3 Nov, 2006 IANS
WASHINGTON: Sanjay Kumar, 44, former chief executive of Computer Associates International, has been sentenced to 12 years in prison for orchestrating a huge accounting fraud at the world's fifth largest software maker.
He was also sentenced to 24 years of supervised release and a $8-million fine in Federal District Court in Brooklyn, New York, on Thursday, according to US media reports.
Since pleading guilty to securities fraud and obstruction of justice charges, he faced 20 years in prison, though sentencing guidelines provided a maximum of lifetime imprisonment.
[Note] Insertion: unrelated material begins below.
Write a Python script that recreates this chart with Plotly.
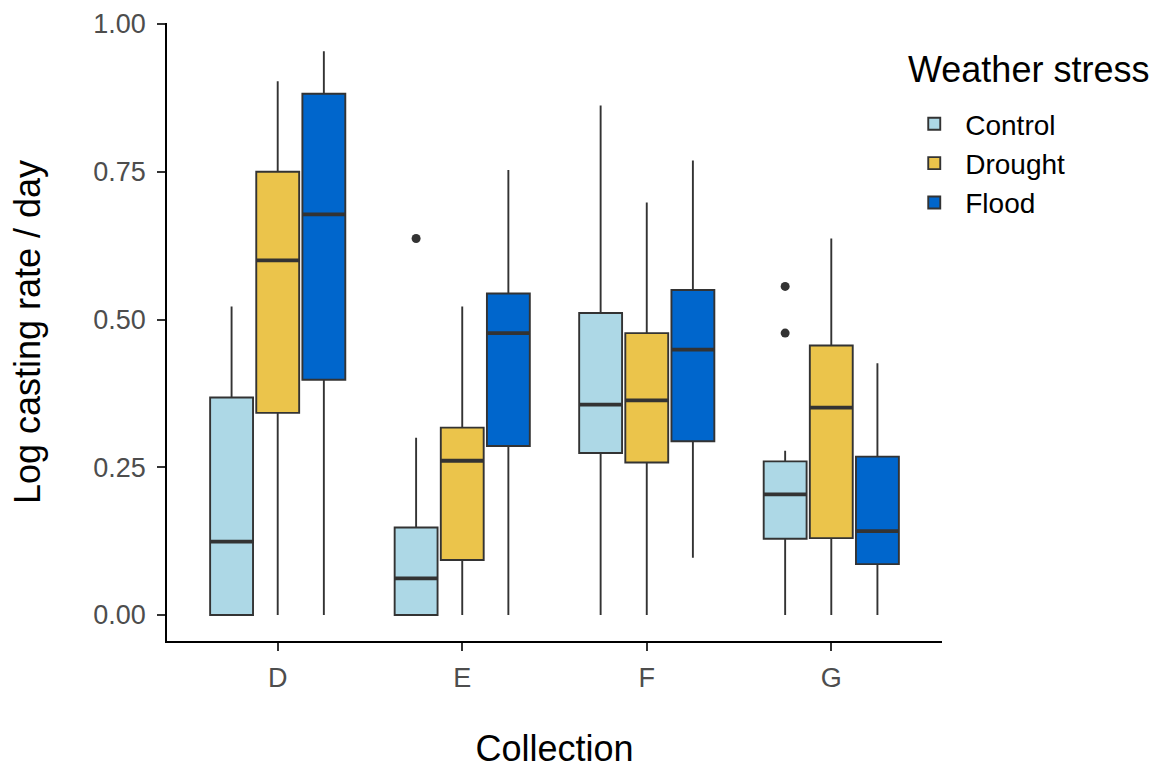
import plotly.graph_objects as go

# Box summary statistics of log casting rate per collection and weather stress
collections = ["D", "E", "F", "G"]
treatments = ["Control", "Drought", "Flood"]

control_q1 = [0.000, 0.000, 0.274, 0.129]
control_median = [0.124, 0.062, 0.356, 0.204]
control_q3 = [0.368, 0.148, 0.511, 0.260]
control_lower = [0.000, 0.000, 0.000, 0.000]
control_upper = [0.522, 0.300, 0.862, 0.278]

drought_q1 = [0.342, 0.093, 0.258, 0.130]
drought_median = [0.600, 0.261, 0.363, 0.351]
drought_q3 = [0.750, 0.317, 0.477, 0.456]
drought_lower = [0.000, 0.000, 0.000, 0.000]
drought_upper = [0.903, 0.522, 0.698, 0.637]

flood_q1 = [0.398, 0.286, 0.294, 0.086]
flood_median = [0.678, 0.477, 0.449, 0.142]
flood_q3 = [0.882, 0.544, 0.550, 0.268]
flood_lower = [0.000, 0.000, 0.097, 0.000]
flood_upper = [0.954, 0.753, 0.769, 0.426]

# Outlying observations (Control group only)
outlier_collection = ["E", "G", "G"]
outlier_value = [0.637, 0.556, 0.477]

fill_colors = {"Control": "#ADD8E6", "Drought": "#EBC44B", "Flood": "#0066CC"}
edge = "#333333"
font_family = "Liberation Sans, Arial, sans-serif"

stats = {
    "Control": (control_q1, control_median, control_q3, control_lower, control_upper),
    "Drought": (drought_q1, drought_median, drought_q3, drought_lower, drought_upper),
    "Flood": (flood_q1, flood_median, flood_q3, flood_lower, flood_upper),
}

fig = go.Figure()

for name in treatments:
    q1, med, q3, lo, hi = stats[name]
    fig.add_trace(go.Box(
        name=name,
        x=collections,
        q1=q1, median=med, q3=q3,
        lowerfence=lo, upperfence=hi,
        boxpoints=False,
        fillcolor=fill_colors[name],
        line=dict(color=edge, width=1.9),
        whiskerwidth=0,
        offsetgroup=name,
        alignmentgroup="all",
        hoverinfo="skip",
    ))

# Thicker median bars drawn on top of each box
for name in treatments:
    q1, med, q3, lo, hi = stats[name]
    fig.add_trace(go.Box(
        name=name + " median",
        x=collections,
        q1=med, median=med, q3=med,
        lowerfence=med, upperfence=med,
        boxpoints=False,
        fillcolor="rgba(0,0,0,0)",
        line=dict(color=edge, width=3.8),
        whiskerwidth=0,
        offsetgroup=name,
        alignmentgroup="all",
        showlegend=False,
        hoverinfo="skip",
    ))

# Outlier points, placed in the Control slot of each group
fig.add_trace(go.Box(
    name="Control outliers",
    x=outlier_collection,
    y=outlier_value,
    boxpoints="all",
    pointpos=0, jitter=0,
    marker=dict(color=edge, size=9, line=dict(width=0)),
    fillcolor="rgba(0,0,0,0)",
    line=dict(color="rgba(0,0,0,0)", width=0),
    whiskerwidth=0,
    offsetgroup="Control",
    alignmentgroup="all",
    showlegend=False,
    hoverinfo="skip",
))

fig.update_layout(
    width=1167, height=769,
    paper_bgcolor="white", plot_bgcolor="white",
    margin=dict(l=167, r=225, t=23, b=128),
    boxmode="group",
    boxgap=0.25,
    boxgroupgap=0.07,
    font=dict(family=font_family, color="black"),
    legend=dict(
        font=dict(size=28, color="black"),
        x=0.95, xanchor="left", y=0.877, yanchor="top",
        bgcolor="rgba(0,0,0,0)",
        tracegroupgap=0,
        itemwidth=52,
    ),
    annotations=[dict(
        text="Weather stress",
        xref="paper", yref="paper",
        x=0.953, y=0.924, xanchor="left", yanchor="middle",
        showarrow=False,
        font=dict(size=36, color="black"),
    )],
    xaxis=dict(
        type="category",
        categoryorder="array", categoryarray=collections,
        range=[-0.6, 3.6],
        automargin=False,
        showline=True, linecolor="black", linewidth=1.8,
        ticks="outside", ticklen=8, tickcolor="#333333", tickwidth=1.6,
        ticklabelstandoff=4,
        tickfont=dict(size=27, color="#4D4D4D"),
        showgrid=False, zeroline=False,
        title=dict(text="Collection", font=dict(size=36, color="black"), standoff=53),
    ),
    yaxis=dict(
        range=[-0.044, 1.0017],
        tickvals=[0, 0.25, 0.5, 0.75, 1.0],
        ticktext=["0.00", "0.25", "0.50", "0.75", "1.00"],
        automargin=False,
        showline=True, linecolor="black", linewidth=1.8,
        ticks="outside", ticklen=8, tickcolor="#333333", tickwidth=1.6,
        ticklabelstandoff=6,
        tickfont=dict(size=27, color="#4D4D4D"),
        showgrid=False, zeroline=False,
        title=dict(text="Log casting rate / day", font=dict(size=36, color="black"), standoff=42),
    ),
)

fig.write_html("out.html")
The presiding Judge, I. Leo Glasser, described that as excessive. But Judge Glasser repeatedly rebuked Kumar for helping to inflate the company's sales in 1999 and 2000.
"This shocked the conscience of this court, and I dare believe it shocked the conscience of any reasonable person," Judge Glasser said.
The sentence came after a nearly two-hour hearing in which Kumar again apologised to the court.
"I stand before the court today to accept full responsibility for my actions," Kumar said. "I deeply regret the actions I took."
Kumar is scheduled to report to prison Feb 27. At the hearing, his chief lawyer, Jack Cooney, requested that Kumar serve his prison term at the Federal Correctional Institute in Fairton, New Jersey.
Kumar pleaded guilty in April, two weeks before he was to stand trial. Previously, he had maintained his innocence since first being indicted in 2004.
His sentencing appears to conclude a four-year investigation of Computer Associates – now known as CA Inc. – that centred on fraudulent contracts and earnings statements that artificially increased profits.
The second-largest provider of software for mainframe computers, Computer Associates charted tremendous success during the 1990's, largely under the leadership of Kumar and the company's founder, Charles B. Wang.
Kumar was compensated handsomely in return: in 1998, he netted a $330 million bonus, one of the largest paydays by any American executive. With Wang, Kumar is an owner of the New York Islanders hockey team.
Seven other Computer Associates executives have pleaded guilty to fraud charges as well. Stephen Richards, the company's former top salesman who pleaded guilty in April alongside Kumar; will be sentenced Nov 14.